Emma Donoghue follows her breakout international bestseller Room with a return to her favorite terrain, the historical novel.
Frog Music is set in San Francisco in 1876. The city is wealthy after the gold rush, rebuilt after the great fire, and a melting pot with people of every nation coming to seek their fortune, but it’s also a powder keg, with ethnic tensions running high due to an influx of Chinese laborers willing to work very cheap, a long drought, and an ongoing smallpox epidemic combining to keep everyone on edge.
Donoghue bases her novel on a real-life murder, and wastes no time in dramatizing the incident. In the very first scene, two women are hiding out in a rough shack at the edge of the city. One, Blanche Beunon is a French burlesque dancer, and the other is Jenny Bonnet, a petty criminal who dresses in men’s clothes. A shotgun is fired through a curtained window, Jenny is killed, while Blanche is miraculously spared.
The narrative then moves along two lines: back through Blanche and Jenny’s growing friendship leading up to the murder, and forward following Blanche’s attempts to unravel just who Jenny was and who killed her in its aftermath.
The structure works to keep us guessing who exactly killed Jenny, and whether or not they had been aiming for Blanche. But, the murder mystery is simply a means to ratchet up the tension, the real subject of the book is how these two independent-minded women sought to make lives for themselves in the corrupt world of a San Francisco emerging from the lawless frontier, but still far from a city of law and order.
The real Jenny Bonnet is a folk hero to some, who paint her as a cross-dressing lesbian heroine, and Donoghue sets out to sift through the rumors and lurid stories and arrive at a fictional understanding of who she might have been, and what forces shaped her. (The author includes a lengthy and fascinating afterword to reveal what is historical fact, and what her own invention.) Blanche is less well known, but Donoghue adopts her as the point-of-view character through whom we see the world of San Francisco.
Blanche has come to America along with two French men, her lover Arthur (referred to as her maquereau or mac, which means a kept man), and his friend Ernest, who appears to be equally in love with Arthur. Blanche supports her lover through her work as a stripper and high-class prostitute. A year previously, Blanche gave birth to a child, a boy she calls P’tit, and allowed Arthur to find a nurse to raise the child full-time, so she could resume performing and keeping Arthur in the style to which he had become accustomed. When Jenny Bonnet innocently asks where her baby is, she sets Blanche to questioning everything about her life, and sets events in motion that will lead to a shotgun blast through a window.

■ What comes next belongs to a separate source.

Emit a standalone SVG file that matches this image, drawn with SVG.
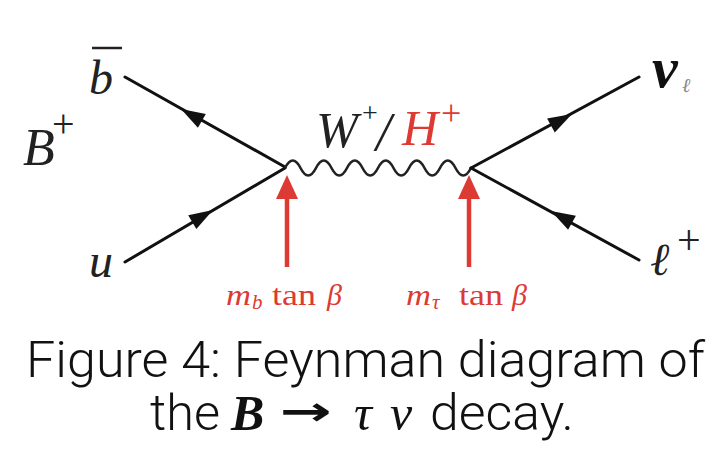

Blanche is in many ways the opposite of Ma, the mother of young Jack in Room. While Ma goes out of her way to try and raise Jack in a loving environment despite their imprisonment, Blanche is a terrible mother (and she knows it); preferring to have her child institutionalized in order to return to her semi-comfortable life of pleasure and excitement. Jenny forces her to wake up to her failings, and confront the rationalizations and darker aspects of her nature that keep her with a man who uses and abuses her.
In a recent interview as part of the Dublin Book Festival, Donoghue said “One very Irish theme I explore [in Frog Music] is the lingering, multi-generation effect of the neglect and abuse of children,” and Blanche’s growing realization that she’s failed her child spurs her to find him and attempt to rebuild a life as mother and son. Unfortunately, this brings her into immediate conflict with Arthur, who wants Blanche to continue as his meal ticket and compliant sexual partner. As Blanche starts to discover more about Jenny’s early life, and the abuse she suffered, it puts Jenny’s questioning of Blanche’s decisions about P’tit’s care into new light.
Donoghue has long been drawn to women on the margins, the transgressive, and those who dare to cross all manner of lines. Blanche and Jenny are threatening to the men in their lives, and suffer for it in different ways. It was actually illegal for women to dress in men’s clothes in San Francisco, so Jenny was often arrested or threatened with arrest by policemen seeking bribes. Blanche’s prostitution and stripping were barely legal, but her financial success made her acceptable; she even earned enough to purchase her own house. Then as now, successful women were terribly threatening to men, especially in an America whose national identity is built on the bedrock of strict gender roles within a heterosexual family unit.
Although Blanche controls the purse strings, and so has Arthur potentially under her thumb, she’s too deeply in thrall to him object or refuse his instructions until Jenny awakens her fierce mother love for P’tit. Blanche and Jenny’s relationship is complicated and tragically ended before it can really begin, so we never get to see what they might have evolved into. Each is clearly fascinated by the other, as both have taken on typically male roles for herself: Blanche the breadwinner, the property owner; Jenny who similarly makes her own way in the world financially and also appropriates male clothing.
All in all, Frog Music is a triumph, a tense page-turner that also manages to be a fascinating meditation on gender roles, and a hymn to the fierce love even bad mothers bear for their children.